On Tue, Nov 27, 2018 at 5:40 AM Joe Touch <touch@xxxxxxxxxxxxxx> wrote:
Take that to the standards wg. Don’t stick your head in the sand and try to do an end run in ops. And don’t call any of this a security issue that it isn’t.
Joe, I think one of the 3 pillars of security is: "Availability" (the other two are 'Confidentiality' and 'Integrity')
I think the point that Nick and Gert are outlining is that if the case is that the hardware available will have no fast-path processing for packets with obtuse patterns or sets of extension headers those packets will get sent to the control-plane (slow-path). That slow-path being congested will cause availability problems.
Actually, whether or not the control-plane fails under such load may not even matter, if the rate-limiting of the packets here is such that (as gert said) all but a trickle of the interesting packets are forwarded.
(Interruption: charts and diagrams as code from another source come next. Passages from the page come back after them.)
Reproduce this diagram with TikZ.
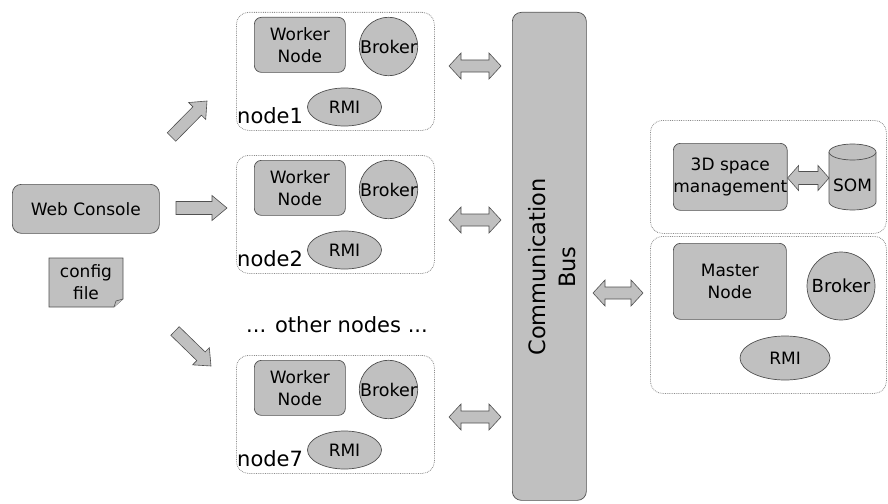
\documentclass[tikz,border=0pt]{standalone}
\usepackage{fontspec}
\setmainfont{DejaVu Sans}
\usetikzlibrary{shapes.geometric,calc}
\definecolor{boxfill}{HTML}{C0C0C0}
\definecolor{boxline}{HTML}{505050}
\definecolor{dotline}{HTML}{8C8C8C}
\newcommand\blockarrow[5]{% tail, tip, half shaft, half head, head length
  \coordinate (tmpM) at ($(#2)!#5!(#1)$);
  \draw[barrow] ($(#1)!#3!90:(#2)$) -- ($(tmpM)!#3!-90:(#1)$) -- ($(tmpM)!#4!-90:(#1)$) -- (#2)
    -- ($(tmpM)!#4!90:(#1)$) -- ($(tmpM)!#3!90:(#1)$) -- ($(#1)!#3!-90:(#2)$) -- cycle;}
\newcommand\dblblockarrow[5]{% end, end, half shaft, half head, head length
  \coordinate (tmpA) at ($(#1)!#5!(#2)$);
  \coordinate (tmpB) at ($(#2)!#5!(#1)$);
  \draw[barrow] (#1) -- ($(tmpA)!#4!90:(#2)$) -- ($(tmpA)!#3!90:(#2)$) -- ($(tmpB)!#3!-90:(#1)$)
    -- ($(tmpB)!#4!-90:(#1)$) -- (#2) -- ($(tmpB)!#4!90:(#1)$) -- ($(tmpB)!#3!90:(#1)$)
    -- ($(tmpA)!#3!-90:(#2)$) -- ($(tmpA)!#4!-90:(#2)$) -- cycle;}
\tikzset{
  container/.style={draw=dotline, densely dotted, line width=0.8pt, rounded corners=12pt, anchor=north west, inner sep=0pt},
  graybox/.style={draw=boxline, fill=boxfill, rounded corners=7pt, anchor=north west, inner sep=0pt, align=center, line width=0.7pt, font=\fontsize{17}{22}\selectfont},
  brokernode/.style={circle, draw=boxline, fill=boxfill, inner sep=0pt, line width=0.7pt, font=\fontsize{17.5}{22}\selectfont},
  rminode/.style={ellipse, draw=boxline, fill=boxfill, inner sep=0pt, line width=0.7pt, font=\fontsize{17}{22}\selectfont},
  biglabel/.style={font=\fontsize{21}{25}\selectfont, inner sep=0pt},
  barrow/.style={draw=boxline, fill=boxfill, line width=0.6pt, line join=miter},
  plaintext/.style={inner sep=0pt, align=center, font=\fontsize{17}{22}\selectfont}
}
\begin{document}
\begin{tikzpicture}[x=1pt,y=-1pt]
\useasboundingbox (0,0) rectangle (888,503);

% Web console and config file
\node[graybox, rounded corners=9pt, minimum width=147, minimum height=49] (web) at (12,184) {Web Console};
\draw[barrow] (49,258) -- (123,258) -- (123,299) -- (114,307) -- (49,307) -- cycle;
\draw[barrow] (123,299) -- (116,301) -- (114,307);
\node[plaintext] (cfg) at (86,282) {config\\file};

% worker containers
\foreach \t/\name/\lab in {12/c1/node1, 155/c2/node2, 355/c7/node7}{
  \node[container, minimum width=198, minimum height=118] (\name) at (236,\t) {};
  \node[graybox, minimum width=91, minimum height=55] (\name w) at (254,\t+5) {Worker\\Node};
  \node[brokernode, minimum size=53] (\name b) at (388.5,\t+34.5) {Broker};
  \node[rminode, minimum width=74, minimum height=38] (\name r) at (344.5,\t+95) {RMI};
  \node[biglabel, anchor=base west] (\name l) at (237,\t+111) {\lab};
}
\node[biglabel] (other) at (337,325) {... other nodes ...};

% bus
\node[graybox, rounded corners=9pt, minimum width=74, minimum height=488] (bus) at (512,12) {};
\node[rotate=90, align=center, inner sep=0pt, font=\fontsize{22.5}{30}\selectfont] (bustext) at (552,267) {Communication\\Bus};

% right containers
\node[container, minimum width=236, minimum height=113] (ctop) at (650,120) {};
\node[graybox, minimum width=112, minimum height=67] (space) at (673,143) {3D space\\management};
\fill[boxfill] (829,152) rectangle (876,202);
\fill[boxfill] (852.5,202) ellipse[x radius=23.5, y radius=8];
\draw[boxline, line width=0.7pt] (829,152) -- (829,202) arc[start angle=180, end angle=0, x radius=23.5, y radius=8] -- (876,152);
\draw[boxline, fill=boxfill, line width=0.7pt] (852.5,152) ellipse[x radius=23.5, y radius=8];
\node[inner sep=0pt, font=\fontsize{17}{22}\selectfont] (som) at (852.5,185) {SOM};

\node[container, minimum width=236, minimum height=157] (cmaster) at (650,236) {};
\node[graybox, minimum width=113, minimum height=76] (master) at (673,243) {Master\\Node};
\node[brokernode, minimum size=68, font=\fontsize{18}{22}\selectfont] (mbroker) at (841,286) {Broker};
\node[rminode, minimum width=90, minimum height=44] (mrmi) at (785,358) {RMI};

% arrow end points
\coordinate (a1t) at (171.5,137); \coordinate (a1h) at (207,101);
\coordinate (a2t) at (176,208);   \coordinate (a2h) at (227,208);
\coordinate (a3t) at (175,331);   \coordinate (a3h) at (211,366);
\coordinate (d1a) at (449,66);  \coordinate (d1b) at (501,66);
\coordinate (d2a) at (449,220); \coordinate (d2b) at (501,220);
\coordinate (d3a) at (449,417); \coordinate (d3b) at (501,417);
\coordinate (d4a) at (593,293); \coordinate (d4b) at (643,293);
\coordinate (d5a) at (space.east |- 0,178); \coordinate (d5b) at (829,178);

\blockarrow{a1t}{a1h}{6pt}{12pt}{14pt}
\blockarrow{a2t}{a2h}{6.5pt}{12.5pt}{15pt}
\blockarrow{a3t}{a3h}{6pt}{12pt}{14pt}
\dblblockarrow{d1a}{d1b}{6pt}{13pt}{12pt}
\dblblockarrow{d2a}{d2b}{6pt}{13pt}{12pt}
\dblblockarrow{d3a}{d3b}{6pt}{13pt}{12pt}
\dblblockarrow{d4a}{d4b}{6pt}{13pt}{12pt}
\dblblockarrow{d5a}{d5b}{6.5pt}{12.5pt}{11pt}
\end{tikzpicture}
\end{document}
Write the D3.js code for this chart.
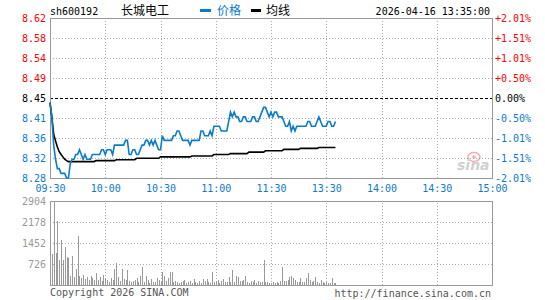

A solution might be to have a mode where a router may just ignore all headers except the src/dst-ip and simply forward all packets, trusting that the conversing adults will sort out problems with unknown/new/experimental headers or with a tortured ordering of headers (for instance). This will also cause some operational headaches: "Please drop all traffic toward ipX with protoY and dst-port Z" but perhaps it's still acceptable to some folk to operate like this?